▶ _Exercise task_
With the pictures left out, copy the listing below exactly.

▶ _Source excerpt_

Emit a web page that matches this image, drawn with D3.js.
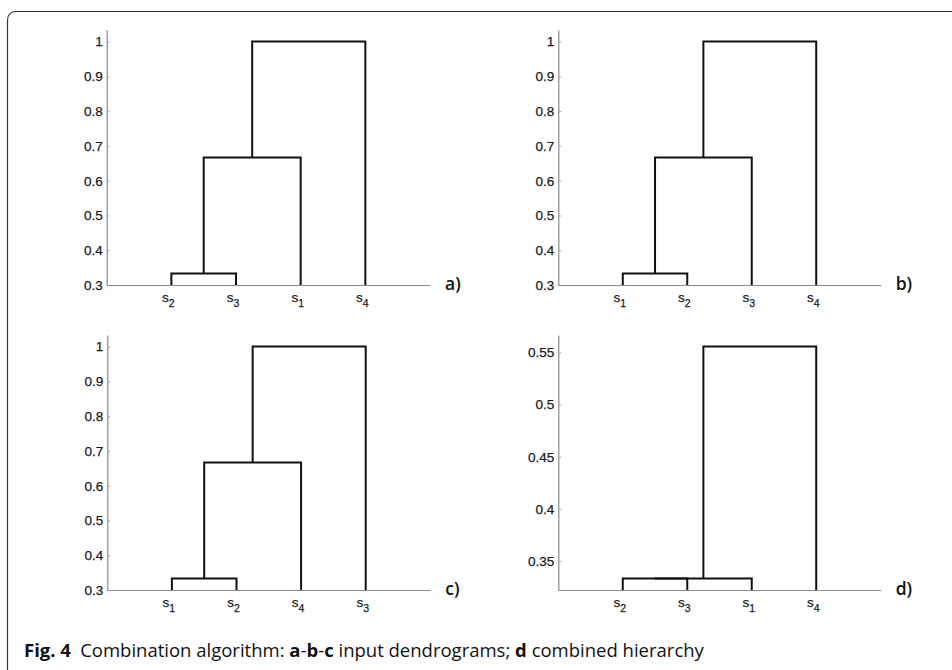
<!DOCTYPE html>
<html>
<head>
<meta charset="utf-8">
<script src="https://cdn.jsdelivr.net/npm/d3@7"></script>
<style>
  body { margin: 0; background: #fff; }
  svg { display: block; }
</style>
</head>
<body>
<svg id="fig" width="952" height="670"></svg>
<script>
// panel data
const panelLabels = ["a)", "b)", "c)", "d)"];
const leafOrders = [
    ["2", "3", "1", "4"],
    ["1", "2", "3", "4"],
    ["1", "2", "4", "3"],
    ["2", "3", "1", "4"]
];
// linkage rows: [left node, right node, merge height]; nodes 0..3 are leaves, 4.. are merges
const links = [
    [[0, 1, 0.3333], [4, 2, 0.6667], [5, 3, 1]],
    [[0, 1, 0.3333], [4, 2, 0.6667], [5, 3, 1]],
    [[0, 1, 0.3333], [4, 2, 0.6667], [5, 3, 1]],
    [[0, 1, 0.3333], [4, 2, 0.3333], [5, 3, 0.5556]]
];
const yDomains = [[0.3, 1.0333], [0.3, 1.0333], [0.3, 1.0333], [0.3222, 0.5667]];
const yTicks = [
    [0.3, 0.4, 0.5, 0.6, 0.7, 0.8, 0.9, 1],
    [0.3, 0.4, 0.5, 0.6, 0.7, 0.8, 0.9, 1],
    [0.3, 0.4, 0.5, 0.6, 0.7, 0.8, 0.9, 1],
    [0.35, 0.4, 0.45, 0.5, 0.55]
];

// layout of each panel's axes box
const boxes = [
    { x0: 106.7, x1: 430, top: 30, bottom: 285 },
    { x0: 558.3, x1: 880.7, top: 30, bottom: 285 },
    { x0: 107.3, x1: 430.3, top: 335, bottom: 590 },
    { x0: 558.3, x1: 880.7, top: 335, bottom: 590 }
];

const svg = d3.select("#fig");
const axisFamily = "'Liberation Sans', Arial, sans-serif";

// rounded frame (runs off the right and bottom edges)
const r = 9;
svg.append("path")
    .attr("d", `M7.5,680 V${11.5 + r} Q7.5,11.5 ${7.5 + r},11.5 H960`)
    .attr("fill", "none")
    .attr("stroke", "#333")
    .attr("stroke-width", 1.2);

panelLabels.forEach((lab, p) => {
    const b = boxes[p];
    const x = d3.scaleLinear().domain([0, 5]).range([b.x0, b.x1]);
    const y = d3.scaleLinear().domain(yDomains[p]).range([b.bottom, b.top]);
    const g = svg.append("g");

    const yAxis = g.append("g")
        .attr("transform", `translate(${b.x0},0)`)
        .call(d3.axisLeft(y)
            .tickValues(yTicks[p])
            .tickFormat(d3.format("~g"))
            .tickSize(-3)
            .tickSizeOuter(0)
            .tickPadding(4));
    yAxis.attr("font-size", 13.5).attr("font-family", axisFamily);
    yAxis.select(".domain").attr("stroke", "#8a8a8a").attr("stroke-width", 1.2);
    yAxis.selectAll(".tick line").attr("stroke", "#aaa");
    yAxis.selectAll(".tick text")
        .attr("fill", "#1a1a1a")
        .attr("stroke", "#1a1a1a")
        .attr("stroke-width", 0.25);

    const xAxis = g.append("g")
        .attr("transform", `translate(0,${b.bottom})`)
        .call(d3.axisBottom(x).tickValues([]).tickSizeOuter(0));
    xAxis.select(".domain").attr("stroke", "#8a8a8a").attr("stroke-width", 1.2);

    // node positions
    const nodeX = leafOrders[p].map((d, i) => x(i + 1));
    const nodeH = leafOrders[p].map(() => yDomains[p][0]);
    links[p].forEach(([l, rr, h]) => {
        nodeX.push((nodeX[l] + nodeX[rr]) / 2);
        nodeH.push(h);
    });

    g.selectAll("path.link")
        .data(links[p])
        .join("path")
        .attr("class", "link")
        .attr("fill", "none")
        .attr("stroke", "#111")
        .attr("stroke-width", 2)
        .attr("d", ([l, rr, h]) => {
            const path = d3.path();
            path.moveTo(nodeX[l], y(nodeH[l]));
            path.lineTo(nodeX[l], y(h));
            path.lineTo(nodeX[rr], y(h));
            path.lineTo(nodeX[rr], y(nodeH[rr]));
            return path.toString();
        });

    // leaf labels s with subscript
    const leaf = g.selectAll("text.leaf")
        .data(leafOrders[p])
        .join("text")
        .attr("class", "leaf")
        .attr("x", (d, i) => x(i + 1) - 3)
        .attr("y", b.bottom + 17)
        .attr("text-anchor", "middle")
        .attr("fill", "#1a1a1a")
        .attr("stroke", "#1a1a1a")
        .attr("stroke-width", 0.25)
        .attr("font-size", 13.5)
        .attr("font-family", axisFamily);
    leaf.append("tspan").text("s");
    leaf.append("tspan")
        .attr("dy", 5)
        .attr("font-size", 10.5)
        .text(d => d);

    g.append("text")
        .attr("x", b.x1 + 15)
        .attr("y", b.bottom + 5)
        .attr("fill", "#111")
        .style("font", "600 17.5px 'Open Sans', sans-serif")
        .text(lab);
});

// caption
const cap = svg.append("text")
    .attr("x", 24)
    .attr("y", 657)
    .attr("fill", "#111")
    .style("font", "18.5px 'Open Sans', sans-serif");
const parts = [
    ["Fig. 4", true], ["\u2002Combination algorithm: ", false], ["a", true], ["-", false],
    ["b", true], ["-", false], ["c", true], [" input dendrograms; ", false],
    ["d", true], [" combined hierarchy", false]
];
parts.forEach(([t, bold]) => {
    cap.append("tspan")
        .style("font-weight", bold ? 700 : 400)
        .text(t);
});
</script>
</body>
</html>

▶ _Complete answer_
Emit a web page that matches this image, drawn with D3.js.
<!DOCTYPE html>
<html>
<head>
<meta charset="utf-8">
<script src="https://cdn.jsdelivr.net/npm/d3@7"></script>
<style>
  body { margin: 0; background: #fff; }
  svg { display: block; }
</style>
</head>
<body>
<svg id="fig" width="952" height="670"></svg>
<script>
// panel data
const panelLabels = ["a)", "b)", "c)", "d)"];
const leafOrders = [
    ["2", "3", "1", "4"],
    ["1", "2", "3", "4"],
    ["1", "2", "4", "3"],
    ["2", "3", "1", "4"]
];
// linkage rows: [left node, right node, merge height]; nodes 0..3 are leaves, 4.. are merges
const links = [
    [[0, 1, 0.3333], [4, 2, 0.6667], [5, 3, 1]],
    [[0, 1, 0.3333], [4, 2, 0.6667], [5, 3, 1]],
    [[0, 1, 0.3333], [4, 2, 0.6667], [5, 3, 1]],
    [[0, 1, 0.3333], [4, 2, 0.3333], [5, 3, 0.5556]]
];
const yDomains = [[0.3, 1.0333], [0.3, 1.0333], [0.3, 1.0333], [0.3222, 0.5667]];
const yTicks = [
    [0.3, 0.4, 0.5, 0.6, 0.7, 0.8, 0.9, 1],
    [0.3, 0.4, 0.5, 0.6, 0.7, 0.8, 0.9, 1],
    [0.3, 0.4, 0.5, 0.6, 0.7, 0.8, 0.9, 1],
    [0.35, 0.4, 0.45, 0.5, 0.55]
];

// layout of each panel's axes box
const boxes = [
    { x0: 106.7, x1: 430, top: 30, bottom: 285 },
    { x0: 558.3, x1: 880.7, top: 30, bottom: 285 },
    { x0: 107.3, x1: 430.3, top: 335, bottom: 590 },
    { x0: 558.3, x1: 880.7, top: 335, bottom: 590 }
];

const svg = d3.select("#fig");
const axisFamily = "'Liberation Sans', Arial, sans-serif";

// rounded frame (runs off the right and bottom edges)
const r = 9;
svg.append("path")
    .attr("d", `M7.5,680 V${11.5 + r} Q7.5,11.5 ${7.5 + r},11.5 H960`)
    .attr("fill", "none")
    .attr("stroke", "#333")
    .attr("stroke-width", 1.2);

panelLabels.forEach((lab, p) => {
    const b = boxes[p];
    const x = d3.scaleLinear().domain([0, 5]).range([b.x0, b.x1]);
    const y = d3.scaleLinear().domain(yDomains[p]).range([b.bottom, b.top]);
    const g = svg.append("g");

    const yAxis = g.append("g")
        .attr("transform", `translate(${b.x0},0)`)
        .call(d3.axisLeft(y)
            .tickValues(yTicks[p])
            .tickFormat(d3.format("~g"))
            .tickSize(-3)
            .tickSizeOuter(0)
            .tickPadding(4));
    yAxis.attr("font-size", 13.5).attr("font-family", axisFamily);
    yAxis.select(".domain").attr("stroke", "#8a8a8a").attr("stroke-width", 1.2);
    yAxis.selectAll(".tick line").attr("stroke", "#aaa");
    yAxis.selectAll(".tick text")
        .attr("fill", "#1a1a1a")
        .attr("stroke", "#1a1a1a")
        .attr("stroke-width", 0.25);

    const xAxis = g.append("g")
        .attr("transform", `translate(0,${b.bottom})`)
        .call(d3.axisBottom(x).tickValues([]).tickSizeOuter(0));
    xAxis.select(".domain").attr("stroke", "#8a8a8a").attr("stroke-width", 1.2);

    // node positions
    const nodeX = leafOrders[p].map((d, i) => x(i + 1));
    const nodeH = leafOrders[p].map(() => yDomains[p][0]);
    links[p].forEach(([l, rr, h]) => {
        nodeX.push((nodeX[l] + nodeX[rr]) / 2);
        nodeH.push(h);
    });

    g.selectAll("path.link")
        .data(links[p])
        .join("path")
        .attr("class", "link")
        .attr("fill", "none")
        .attr("stroke", "#111")
        .attr("stroke-width", 2)
        .attr("d", ([l, rr, h]) => {
            const path = d3.path();
            path.moveTo(nodeX[l], y(nodeH[l]));
            path.lineTo(nodeX[l], y(h));
            path.lineTo(nodeX[rr], y(h));
            path.lineTo(nodeX[rr], y(nodeH[rr]));
            return path.toString();
        });

    // leaf labels s with subscript
    const leaf = g.selectAll("text.leaf")
        .data(leafOrders[p])
        .join("text")
        .attr("class", "leaf")
        .attr("x", (d, i) => x(i + 1) - 3)
        .attr("y", b.bottom + 17)
        .attr("text-anchor", "middle")
        .attr("fill", "#1a1a1a")
        .attr("stroke", "#1a1a1a")
        .attr("stroke-width", 0.25)
        .attr("font-size", 13.5)
        .attr("font-family", axisFamily);
    leaf.append("tspan").text("s");
    leaf.append("tspan")
        .attr("dy", 5)
        .attr("font-size", 10.5)
        .text(d => d);

    g.append("text")
        .attr("x", b.x1 + 15)
        .attr("y", b.bottom + 5)
        .attr("fill", "#111")
        .style("font", "600 17.5px 'Open Sans', sans-serif")
        .text(lab);
});

// caption
const cap = svg.append("text")
    .attr("x", 24)
    .attr("y", 657)
    .attr("fill", "#111")
    .style("font", "18.5px 'Open Sans', sans-serif");
const parts = [
    ["Fig. 4", true], ["\u2002Combination algorithm: ", false], ["a", true], ["-", false],
    ["b", true], ["-", false], ["c", true], [" input dendrograms; ", false],
    ["d", true], [" combined hierarchy", false]
];
parts.forEach(([t, bold]) => {
    cap.append("tspan")
        .style("font-weight", bold ? 700 : 400)
        .text(t);
});
</script>
</body>
</html>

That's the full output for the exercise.